Les locataires visés par les jugements d'éviction doivent souvent des milliers de dollars et ont parfois omis de payer leur loyer pendant plusieurs années. « On traite vraiment les cas extrêmes », plaide M. Daignault. « Avoir des gens qui ne veulent pas collaborer, qui ne paient pas, qui n'entretiennent pas leurs logements et qui détruisent même leurs logements alors qu'il y a 800 personnes [inscrites sur la liste d'attente pour un logement] […] on essaie de faire des choix. »
« Une politique sociale irresponsable »
Pour Martin Gallié, professeur de droit du logement à l'Université du Québec à Montréal, ces évictions sont inacceptables.
« C'est une politique sociale absolument catastrophique », déplore-t-il en entrevue téléphonique. « Au nom de la responsabilisation des Autochtones qui soi-disant devraient payer, on essaie d'occulter complètement la responsabilité du gouvernement du Québec qui loge les gens dans des logements complètement surpeuplés, insalubres et dans des conditions complètement dramatiques. »
M. Gallié souligne que les Inuits sont très largement surreprésentés parmi la population autochtone de Montréal.
« Le gouvernement a la responsabilité de s'assurer que les gens aient une solution de relogement avant d'expulser », poursuit-il. « C'est vraiment une politique sociale irresponsable. »
Le professeur de droit dénonce aussi le travail du Tribunal administratif du logement (TAL, ex-Régie du logement), qui rend des décisions d'expulsion à la chaîne, presque toujours en l'absence des locataires inuits.
Les jugements publiés indiquent aussi que les locataires du Nunavik ne semblent jamais déposer de recours contre leur locateur, l'OHN.

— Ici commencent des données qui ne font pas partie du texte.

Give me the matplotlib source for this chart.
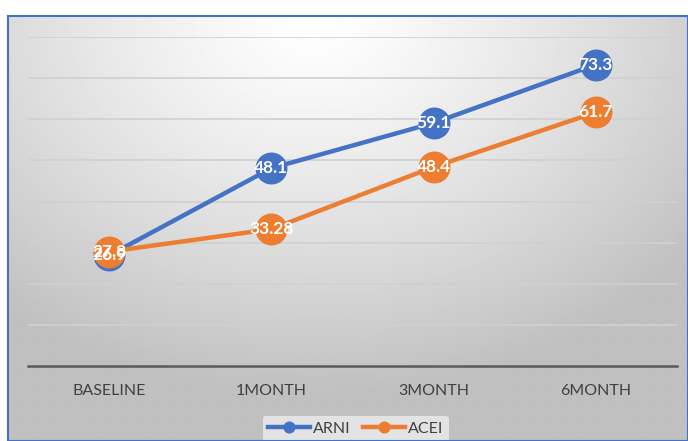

« Le Tribunal administratif du logement entend les demandes qui lui sont présentées en tenant compte de la disponibilité des parties », s'est limité à commenter Denis Miron, responsable des communications du TAL.
En 2018, La Presse a rapporté qu'une femme inuite souffrant de surdité s'était donné la mort à Kuujjuaq, quelques semaines après avoir été expulsée de son logement. Sa lettre d'adieu « mentionnait que son geste était volontaire, qu'elle ne se sentait aimée de personne et qu'elle n'avait nulle part où aller », a rapporté le coroner Éric Lépine l'année suivante. Mme Papak avait 55 ans. Elle devait 55 000 $ en loyer impayé.
Deux chambres pour 12 personnes
La pénurie de logements au Nunavik est un problème bien connu depuis longtemps. Un rapport datant de l'hiver dernier indique qu'il manque environ 1040 logements pour loger convenablement l'ensemble de la population actuelle du Nunavik. « Depuis 2021, le déficit a connu une hausse de 16 % », précise la firme Raymond Chabot Grant Thornton dans un document produit à la demande de l'OHN. « À noter que les 500 personnes âgées de 16 à 17 ans ne sont pas prises en compte dans les besoins d'unités mentionnés précédemment. »
Le rapport mentionne que des logements de deux chambres abritent parfois 8, 9, 10, voire 12 personnes dans la région.
L'OHN gère au total quelque 4000 logements pour une population de 14 000 habitants au Nunavik.
Cette surpopulation est citée comme un facteur important pour expliquer le fait que le Nunavik est l'une des seules régions en Occident où la tuberculose – éradiquée ailleurs – est encore très présente.
Le mois dernier, les maires du Nunavik ont d'ailleurs appelé Québec à déclarer l'état d'urgence devant une augmentation importante du nombre de malades : 40 depuis le début de l'année 2025.
« Les Inuits du Nunavik ne sont pas traités comme des citoyens égaux dans le système de santé québécois », ont fait valoir les maires.